[BEGIN SUPPLIED MATERIAL]

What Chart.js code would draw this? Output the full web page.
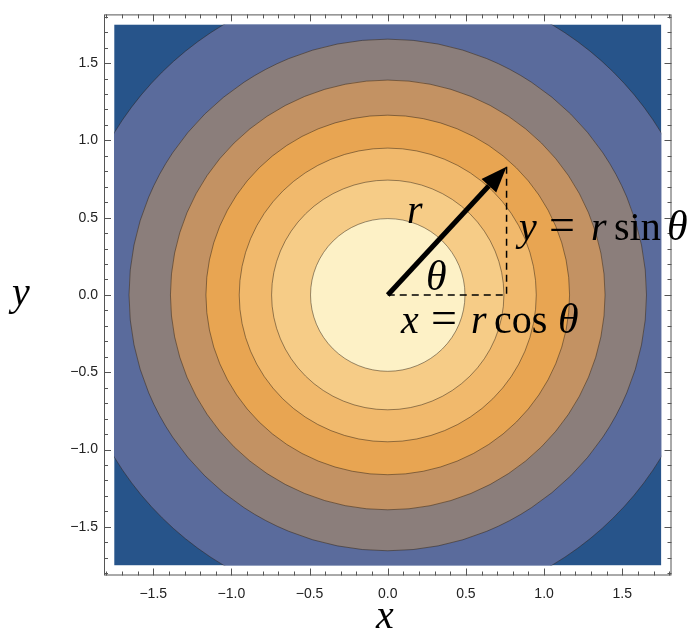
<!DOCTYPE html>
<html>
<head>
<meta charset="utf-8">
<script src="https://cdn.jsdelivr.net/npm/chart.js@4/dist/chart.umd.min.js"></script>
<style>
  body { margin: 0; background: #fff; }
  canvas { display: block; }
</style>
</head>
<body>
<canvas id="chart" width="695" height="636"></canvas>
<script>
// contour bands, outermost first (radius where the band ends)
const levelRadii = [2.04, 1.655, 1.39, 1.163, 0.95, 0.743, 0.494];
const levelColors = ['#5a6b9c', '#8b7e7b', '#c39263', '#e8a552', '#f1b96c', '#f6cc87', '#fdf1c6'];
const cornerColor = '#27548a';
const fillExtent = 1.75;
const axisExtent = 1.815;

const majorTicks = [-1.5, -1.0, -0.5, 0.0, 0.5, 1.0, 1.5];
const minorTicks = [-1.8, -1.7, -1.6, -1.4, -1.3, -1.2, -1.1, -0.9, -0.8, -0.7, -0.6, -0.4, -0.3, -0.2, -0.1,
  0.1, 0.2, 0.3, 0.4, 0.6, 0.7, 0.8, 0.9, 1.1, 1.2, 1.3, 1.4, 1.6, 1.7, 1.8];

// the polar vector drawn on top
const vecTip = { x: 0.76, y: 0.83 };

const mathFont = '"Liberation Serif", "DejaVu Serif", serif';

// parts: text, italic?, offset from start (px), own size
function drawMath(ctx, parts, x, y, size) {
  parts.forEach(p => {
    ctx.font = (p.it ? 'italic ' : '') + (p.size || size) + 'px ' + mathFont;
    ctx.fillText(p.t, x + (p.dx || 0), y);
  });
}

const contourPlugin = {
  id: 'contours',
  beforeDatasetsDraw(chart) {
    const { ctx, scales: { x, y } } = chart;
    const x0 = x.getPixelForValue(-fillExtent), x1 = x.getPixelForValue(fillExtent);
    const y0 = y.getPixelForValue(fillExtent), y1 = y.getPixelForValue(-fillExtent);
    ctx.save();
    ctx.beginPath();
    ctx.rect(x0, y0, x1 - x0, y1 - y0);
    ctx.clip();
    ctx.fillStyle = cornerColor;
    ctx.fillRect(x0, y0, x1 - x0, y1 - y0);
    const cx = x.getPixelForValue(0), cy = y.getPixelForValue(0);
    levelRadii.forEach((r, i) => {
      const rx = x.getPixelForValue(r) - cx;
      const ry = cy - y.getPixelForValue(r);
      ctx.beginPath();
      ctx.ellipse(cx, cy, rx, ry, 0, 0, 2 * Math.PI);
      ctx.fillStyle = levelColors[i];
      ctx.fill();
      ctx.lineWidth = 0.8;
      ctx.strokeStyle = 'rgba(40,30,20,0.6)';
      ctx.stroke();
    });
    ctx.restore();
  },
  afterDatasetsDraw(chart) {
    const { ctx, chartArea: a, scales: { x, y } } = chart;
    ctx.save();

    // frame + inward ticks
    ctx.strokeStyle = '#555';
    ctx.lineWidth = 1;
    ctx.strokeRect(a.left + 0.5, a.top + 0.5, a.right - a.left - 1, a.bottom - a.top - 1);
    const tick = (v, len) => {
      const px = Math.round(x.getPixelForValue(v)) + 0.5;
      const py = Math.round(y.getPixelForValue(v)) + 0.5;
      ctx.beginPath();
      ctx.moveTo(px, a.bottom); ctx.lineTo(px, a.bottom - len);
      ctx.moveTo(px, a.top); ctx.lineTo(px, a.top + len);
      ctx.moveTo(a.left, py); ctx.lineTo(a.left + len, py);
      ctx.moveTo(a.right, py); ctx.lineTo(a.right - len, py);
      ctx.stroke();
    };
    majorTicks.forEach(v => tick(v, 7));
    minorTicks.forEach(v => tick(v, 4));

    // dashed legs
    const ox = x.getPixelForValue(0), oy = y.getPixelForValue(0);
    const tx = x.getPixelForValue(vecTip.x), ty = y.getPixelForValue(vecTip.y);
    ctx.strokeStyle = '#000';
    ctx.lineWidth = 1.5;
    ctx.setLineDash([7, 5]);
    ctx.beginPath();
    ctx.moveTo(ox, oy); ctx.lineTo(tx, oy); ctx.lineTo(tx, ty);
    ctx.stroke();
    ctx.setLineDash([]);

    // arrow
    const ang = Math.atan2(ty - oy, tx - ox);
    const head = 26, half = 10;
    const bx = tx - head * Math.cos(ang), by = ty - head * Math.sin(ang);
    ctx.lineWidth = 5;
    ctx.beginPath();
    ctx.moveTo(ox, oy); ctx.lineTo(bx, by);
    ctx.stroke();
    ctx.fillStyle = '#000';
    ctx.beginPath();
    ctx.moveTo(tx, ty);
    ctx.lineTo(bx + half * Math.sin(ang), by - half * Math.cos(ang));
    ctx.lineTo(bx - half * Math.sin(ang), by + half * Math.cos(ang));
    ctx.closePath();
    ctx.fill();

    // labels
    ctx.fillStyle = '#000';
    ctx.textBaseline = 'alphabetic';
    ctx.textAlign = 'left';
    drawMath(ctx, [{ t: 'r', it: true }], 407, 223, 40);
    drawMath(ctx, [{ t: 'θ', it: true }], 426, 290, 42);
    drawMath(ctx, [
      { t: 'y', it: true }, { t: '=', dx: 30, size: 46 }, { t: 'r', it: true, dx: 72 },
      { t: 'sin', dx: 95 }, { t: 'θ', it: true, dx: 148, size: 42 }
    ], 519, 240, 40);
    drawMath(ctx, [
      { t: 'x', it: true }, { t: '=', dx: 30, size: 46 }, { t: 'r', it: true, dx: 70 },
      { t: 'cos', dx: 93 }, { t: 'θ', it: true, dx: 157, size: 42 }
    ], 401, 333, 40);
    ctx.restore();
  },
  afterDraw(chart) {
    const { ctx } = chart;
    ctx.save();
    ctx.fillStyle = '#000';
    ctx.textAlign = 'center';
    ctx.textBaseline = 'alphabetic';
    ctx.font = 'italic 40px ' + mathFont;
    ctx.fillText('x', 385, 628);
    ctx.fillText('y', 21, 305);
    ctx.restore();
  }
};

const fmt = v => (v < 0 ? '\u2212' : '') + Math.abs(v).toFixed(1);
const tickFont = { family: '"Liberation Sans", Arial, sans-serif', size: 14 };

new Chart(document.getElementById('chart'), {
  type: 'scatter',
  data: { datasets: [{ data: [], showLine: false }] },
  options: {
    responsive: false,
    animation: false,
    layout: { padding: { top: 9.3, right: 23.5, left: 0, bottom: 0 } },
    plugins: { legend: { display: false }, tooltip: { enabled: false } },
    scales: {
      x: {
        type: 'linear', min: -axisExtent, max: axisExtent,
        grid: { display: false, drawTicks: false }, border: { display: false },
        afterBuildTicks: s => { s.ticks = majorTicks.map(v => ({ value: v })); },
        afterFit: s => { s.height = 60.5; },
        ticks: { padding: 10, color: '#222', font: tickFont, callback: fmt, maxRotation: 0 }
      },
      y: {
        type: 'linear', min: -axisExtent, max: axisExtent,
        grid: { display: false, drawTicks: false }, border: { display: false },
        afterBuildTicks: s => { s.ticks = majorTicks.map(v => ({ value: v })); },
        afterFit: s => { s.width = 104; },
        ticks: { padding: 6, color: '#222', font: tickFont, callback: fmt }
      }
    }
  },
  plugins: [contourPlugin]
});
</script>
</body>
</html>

[END SUPPLIED MATERIAL]

### SET PROBLEM:
Write out every line above exactly as it is, leaving out the pictures.

### RESPONSE FOR THIS EXERCISE:
What Chart.js code would draw this? Output the full web page.
<!DOCTYPE html>
<html>
<head>
<meta charset="utf-8">
<script src="https://cdn.jsdelivr.net/npm/chart.js@4/dist/chart.umd.min.js"></script>
<style>
  body { margin: 0; background: #fff; }
  canvas { display: block; }
</style>
</head>
<body>
<canvas id="chart" width="695" height="636"></canvas>
<script>
// contour bands, outermost first (radius where the band ends)
const levelRadii = [2.04, 1.655, 1.39, 1.163, 0.95, 0.743, 0.494];
const levelColors = ['#5a6b9c', '#8b7e7b', '#c39263', '#e8a552', '#f1b96c', '#f6cc87', '#fdf1c6'];
const cornerColor = '#27548a';
const fillExtent = 1.75;
const axisExtent = 1.815;

const majorTicks = [-1.5, -1.0, -0.5, 0.0, 0.5, 1.0, 1.5];
const minorTicks = [-1.8, -1.7, -1.6, -1.4, -1.3, -1.2, -1.1, -0.9, -0.8, -0.7, -0.6, -0.4, -0.3, -0.2, -0.1,
  0.1, 0.2, 0.3, 0.4, 0.6, 0.7, 0.8, 0.9, 1.1, 1.2, 1.3, 1.4, 1.6, 1.7, 1.8];

// the polar vector drawn on top
const vecTip = { x: 0.76, y: 0.83 };

const mathFont = '"Liberation Serif", "DejaVu Serif", serif';

// parts: text, italic?, offset from start (px), own size
function drawMath(ctx, parts, x, y, size) {
  parts.forEach(p => {
    ctx.font = (p.it ? 'italic ' : '') + (p.size || size) + 'px ' + mathFont;
    ctx.fillText(p.t, x + (p.dx || 0), y);
  });
}

const contourPlugin = {
  id: 'contours',
  beforeDatasetsDraw(chart) {
    const { ctx, scales: { x, y } } = chart;
    const x0 = x.getPixelForValue(-fillExtent), x1 = x.getPixelForValue(fillExtent);
    const y0 = y.getPixelForValue(fillExtent), y1 = y.getPixelForValue(-fillExtent);
    ctx.save();
    ctx.beginPath();
    ctx.rect(x0, y0, x1 - x0, y1 - y0);
    ctx.clip();
    ctx.fillStyle = cornerColor;
    ctx.fillRect(x0, y0, x1 - x0, y1 - y0);
    const cx = x.getPixelForValue(0), cy = y.getPixelForValue(0);
    levelRadii.forEach((r, i) => {
      const rx = x.getPixelForValue(r) - cx;
      const ry = cy - y.getPixelForValue(r);
      ctx.beginPath();
      ctx.ellipse(cx, cy, rx, ry, 0, 0, 2 * Math.PI);
      ctx.fillStyle = levelColors[i];
      ctx.fill();
      ctx.lineWidth = 0.8;
      ctx.strokeStyle = 'rgba(40,30,20,0.6)';
      ctx.stroke();
    });
    ctx.restore();
  },
  afterDatasetsDraw(chart) {
    const { ctx, chartArea: a, scales: { x, y } } = chart;
    ctx.save();

    // frame + inward ticks
    ctx.strokeStyle = '#555';
    ctx.lineWidth = 1;
    ctx.strokeRect(a.left + 0.5, a.top + 0.5, a.right - a.left - 1, a.bottom - a.top - 1);
    const tick = (v, len) => {
      const px = Math.round(x.getPixelForValue(v)) + 0.5;
      const py = Math.round(y.getPixelForValue(v)) + 0.5;
      ctx.beginPath();
      ctx.moveTo(px, a.bottom); ctx.lineTo(px, a.bottom - len);
      ctx.moveTo(px, a.top); ctx.lineTo(px, a.top + len);
      ctx.moveTo(a.left, py); ctx.lineTo(a.left + len, py);
      ctx.moveTo(a.right, py); ctx.lineTo(a.right - len, py);
      ctx.stroke();
    };
    majorTicks.forEach(v => tick(v, 7));
    minorTicks.forEach(v => tick(v, 4));

    // dashed legs
    const ox = x.getPixelForValue(0), oy = y.getPixelForValue(0);
    const tx = x.getPixelForValue(vecTip.x), ty = y.getPixelForValue(vecTip.y);
    ctx.strokeStyle = '#000';
    ctx.lineWidth = 1.5;
    ctx.setLineDash([7, 5]);
    ctx.beginPath();
    ctx.moveTo(ox, oy); ctx.lineTo(tx, oy); ctx.lineTo(tx, ty);
    ctx.stroke();
    ctx.setLineDash([]);

    // arrow
    const ang = Math.atan2(ty - oy, tx - ox);
    const head = 26, half = 10;
    const bx = tx - head * Math.cos(ang), by = ty - head * Math.sin(ang);
    ctx.lineWidth = 5;
    ctx.beginPath();
    ctx.moveTo(ox, oy); ctx.lineTo(bx, by);
    ctx.stroke();
    ctx.fillStyle = '#000';
    ctx.beginPath();
    ctx.moveTo(tx, ty);
    ctx.lineTo(bx + half * Math.sin(ang), by - half * Math.cos(ang));
    ctx.lineTo(bx - half * Math.sin(ang), by + half * Math.cos(ang));
    ctx.closePath();
    ctx.fill();

    // labels
    ctx.fillStyle = '#000';
    ctx.textBaseline = 'alphabetic';
    ctx.textAlign = 'left';
    drawMath(ctx, [{ t: 'r', it: true }], 407, 223, 40);
    drawMath(ctx, [{ t: 'θ', it: true }], 426, 290, 42);
    drawMath(ctx, [
      { t: 'y', it: true }, { t: '=', dx: 30, size: 46 }, { t: 'r', it: true, dx: 72 },
      { t: 'sin', dx: 95 }, { t: 'θ', it: true, dx: 148, size: 42 }
    ], 519, 240, 40);
    drawMath(ctx, [
      { t: 'x', it: true }, { t: '=', dx: 30, size: 46 }, { t: 'r', it: true, dx: 70 },
      { t: 'cos', dx: 93 }, { t: 'θ', it: true, dx: 157, size: 42 }
    ], 401, 333, 40);
    ctx.restore();
  },
  afterDraw(chart) {
    const { ctx } = chart;
    ctx.save();
    ctx.fillStyle = '#000';
    ctx.textAlign = 'center';
    ctx.textBaseline = 'alphabetic';
    ctx.font = 'italic 40px ' + mathFont;
    ctx.fillText('x', 385, 628);
    ctx.fillText('y', 21, 305);
    ctx.restore();
  }
};

const fmt = v => (v < 0 ? '\u2212' : '') + Math.abs(v).toFixed(1);
const tickFont = { family: '"Liberation Sans", Arial, sans-serif', size: 14 };

new Chart(document.getElementById('chart'), {
  type: 'scatter',
  data: { datasets: [{ data: [], showLine: false }] },
  options: {
    responsive: false,
    animation: false,
    layout: { padding: { top: 9.3, right: 23.5, left: 0, bottom: 0 } },
    plugins: { legend: { display: false }, tooltip: { enabled: false } },
    scales: {
      x: {
        type: 'linear', min: -axisExtent, max: axisExtent,
        grid: { display: false, drawTicks: false }, border: { display: false },
        afterBuildTicks: s => { s.ticks = majorTicks.map(v => ({ value: v })); },
        afterFit: s => { s.height = 60.5; },
        ticks: { padding: 10, color: '#222', font: tickFont, callback: fmt, maxRotation: 0 }
      },
      y: {
        type: 'linear', min: -axisExtent, max: axisExtent,
        grid: { display: false, drawTicks: false }, border: { display: false },
        afterBuildTicks: s => { s.ticks = majorTicks.map(v => ({ value: v })); },
        afterFit: s => { s.width = 104; },
        ticks: { padding: 6, color: '#222', font: tickFont, callback: fmt }
      }
    }
  },
  plugins: [contourPlugin]
});
</script>
</body>
</html>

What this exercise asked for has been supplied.